Er weiß noch von früher, wie das aussieht. Die Bilder haften in seiner Erinnerung. Fehlt ihm etwas, weil er davon nichts mehr sehen kann? Er schüttelt den Kopf. „Ich vermisse nichts zu Weihnachten“, sagt Michael Schulz. Er findet es gut, dass seine Mutter Rosi das Haus vom Eingang bis unter das Dach hübsch dekoriert, dass sie Schwibbögen und Räuchermännchen aus dem Erzgebirge in die Küche stellt und die meterhohe Nordmannstanne im Wohnzimmer ganz traditionell in Gold und Rot verziert. „Ich brauche das“, sagt er. „Das war immer so und das bleibt auch so.“ Mehr noch als früher ist ihm diese Sicherheit wichtig. „Daran kann ich mich festhalten.“
Er spürt, wie sich die Stimmung in der Adventszeit verwandelt
Und auch wenn er nichts davon sehen kann – Michael Schulz spürt, wie sich das Haus und die Stimmung darin verwandeln. „Das ist ein angenehmes Gefühl.“ Mit einem Lächeln erzählt er, wie er am ersten Advent mit seiner Mutter morgens früh vor der ersten Kerze gesessen und Musik gehört hat. „Das war richtig schön.“ Genau wie die Düfte in diesen Tagen aus der Küche: nach Tee und Nelken, nach Plätzchen, nach heißen Waffeln mit Sahne und Kirschen.

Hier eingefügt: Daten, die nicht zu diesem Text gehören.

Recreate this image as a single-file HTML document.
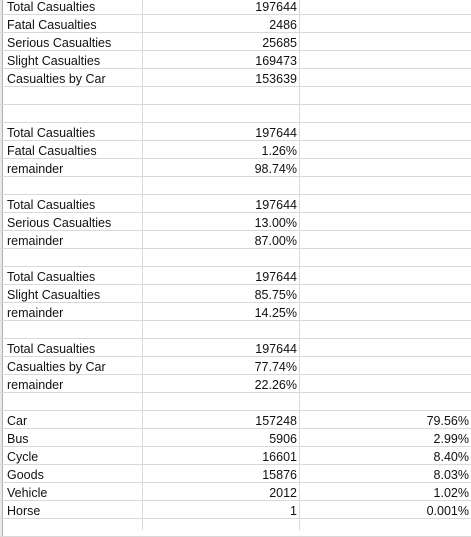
<!DOCTYPE html>
<html><head><meta charset="utf-8"><style>
body{margin:0;width:471px;height:530px;overflow:hidden;background:#fff;font-family:"Liberation Sans",sans-serif;font-size:12.5px;color:#111;position:relative}
.r{position:absolute;left:0;width:471px;height:18px;border-bottom:1px solid #d9d9d9;box-sizing:border-box}
.h{position:absolute;left:0;top:0;width:2px;height:17px;background:#e8e8e8;border-right:1px solid #b0b0b0}
.a{position:absolute;left:7px;top:3px;white-space:nowrap}
.b{position:absolute;right:174px;top:3px}
.c{position:absolute;right:2px;top:3px}
.v1{position:absolute;left:142px;top:0;width:1px;height:530px;background:#d9d9d9}
.v2{position:absolute;left:299px;top:0;width:1px;height:530px;background:#d9d9d9}
</style></head><body>
<div class="v1"></div>
<div class="v2"></div>
<div id="g"></div>
<script>
const labels=["Total Casualties","Fatal Casualties","Serious Casualties","Slight Casualties","Casualties by Car","","","Total Casualties","Fatal Casualties","remainder","","Total Casualties","Serious Casualties","remainder","","Total Casualties","Slight Casualties","remainder","","Total Casualties","Casualties by Car","remainder","","Car","Bus","Cycle","Goods","Vehicle","Horse",""];
const valuesB=["197644","2486","25685","169473","153639","","","197644","1.26%","98.74%","","197644","13.00%","87.00%","","197644","85.75%","14.25%","","197644","77.74%","22.26%","","157248","5906","16601","15876","2012","1",""];
const valuesC=["","","","","","","","","","","","","","","","","","","","","","","","79.56%","2.99%","8.40%","8.03%","1.02%","0.001%",""];
const g=document.getElementById('g');
for(let i=0;i<labels.length;i++){
 const r=document.createElement('div');r.className='r';r.style.top=(-3+18*i)+'px';
 
 
 const h=document.createElement('div');h.className='h';
 
 
 r.appendChild(h);
 const a=document.createElement('div');a.className='a';a.textContent=labels[i];
 
 
 r.appendChild(a);
 const b=document.createElement('div');b.className='b';b.textContent=valuesB[i];
 
 
 r.appendChild(b);
 const c=document.createElement('div');c.className='c';c.textContent=valuesC[i];
 
 
 r.appendChild(c);
 g.appendChild(r);
}
</script>
</body></html>
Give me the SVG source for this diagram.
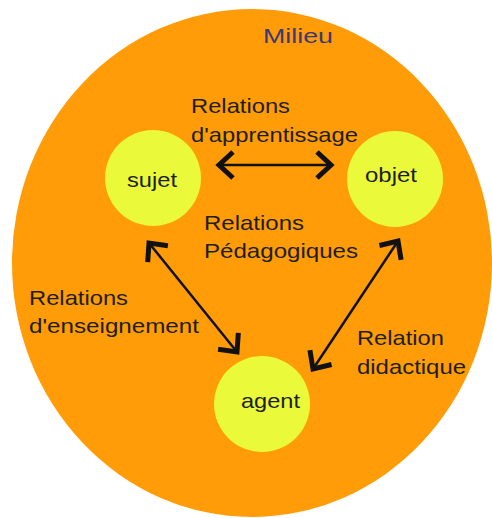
<svg xmlns="http://www.w3.org/2000/svg" width="492" height="518" viewBox="0 0 492 518">
<style>
  .lbl { font-family: "Liberation Sans", Arial, sans-serif; font-size: 21px; fill: #1e1e14; }
  .node { fill: #EAFA3A; }
  .conn { stroke: #111; stroke-width: 2.5; fill: none; marker-start: url(#head); marker-end: url(#head); }
</style>
<defs>
  <marker id="head" markerUnits="userSpaceOnUse" markerWidth="40" markerHeight="40" viewBox="-20 -20 40 40" refX="0" refY="0" orient="auto-start-reverse" overflow="visible">
    <path d="M -14 -13 L 0 0 L -14 13" fill="none" stroke="#111" stroke-width="5" stroke-linejoin="miter" stroke-linecap="butt"/>
  </marker>
</defs>
<rect width="492" height="518" fill="#ffffff"/>
<g id="milieu">
  <ellipse cx="252" cy="263" rx="240" ry="254" fill="#FF9C08"/>
  <text class="lbl" x="263" y="43" textLength="70" lengthAdjust="spacingAndGlyphs" style="fill:#3a3a78">Milieu</text>
</g>
<g id="sujet">
  <circle class="node" cx="153" cy="178" r="48"/>
  <text class="lbl" x="127" y="187" textLength="50" lengthAdjust="spacingAndGlyphs">sujet</text>
</g>
<g id="objet">
  <circle class="node" cx="395" cy="179" r="48"/>
  <text class="lbl" x="365" y="182" textLength="52" lengthAdjust="spacingAndGlyphs">objet</text>
</g>
<g id="agent">
  <circle class="node" cx="262" cy="404" r="48"/>
  <text class="lbl" x="241" y="408" textLength="59" lengthAdjust="spacingAndGlyphs">agent</text>
</g>
<g id="connectors">
  <line class="conn" x1="219" y1="165" x2="331" y2="165"/>
  <line class="conn" x1="149" y1="243" x2="237" y2="352"/>
  <line class="conn" x1="398" y1="241" x2="313" y2="369"/>
</g>
<g id="labels">
  <text class="lbl" x="191" y="113" textLength="99" lengthAdjust="spacingAndGlyphs">Relations</text>
  <text class="lbl" x="191" y="142" textLength="167" lengthAdjust="spacingAndGlyphs">d'apprentissage</text>
  <text class="lbl" x="204" y="230" textLength="100" lengthAdjust="spacingAndGlyphs">Relations</text>
  <text class="lbl" x="204" y="258" textLength="154" lengthAdjust="spacingAndGlyphs">Pédagogiques</text>
  <text class="lbl" x="29" y="305" textLength="99" lengthAdjust="spacingAndGlyphs">Relations</text>
  <text class="lbl" x="29" y="333" textLength="170" lengthAdjust="spacingAndGlyphs">d'enseignement</text>
  <text class="lbl" x="357" y="345" textLength="87" lengthAdjust="spacingAndGlyphs">Relation</text>
  <text class="lbl" x="357" y="374" textLength="109" lengthAdjust="spacingAndGlyphs">didactique</text>
</g>
</svg>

Und natürlich gönnt er sich auch mal einen Pott Glühwein und eine Bratwurst auf dem Weihnachtsmarkt. Mehr noch aber ist ihm die Familie rund um die Feiertage wichtig – vor allem, wenn seine Geschwister, die Nichten und Neffen zu Tee und Keksen kommen. Dann gibt es ein großes Hallo, dann wird lange gesessen und lange geklönt. „Und ich bin mittendrin.“
Er schaut wieder in Richtung des Adventskranzes, an dem die Kerzen brennen. Eine kleine Angst schlummert doch in ihm. „Dass ich irgendwann die Farben vergesse – dass ich vergesse, wie Rot aussieht.“ Wie erklärt man eine Farbe? Wie erklärt man, dass die Kerze und die Kugeln leuchtend rot sind? „Das ist warm“, sagt seine Mutter. Wie der Schein des Feuers, wie die Wärme der Flamme, wie das Gefühl an Weihnachten.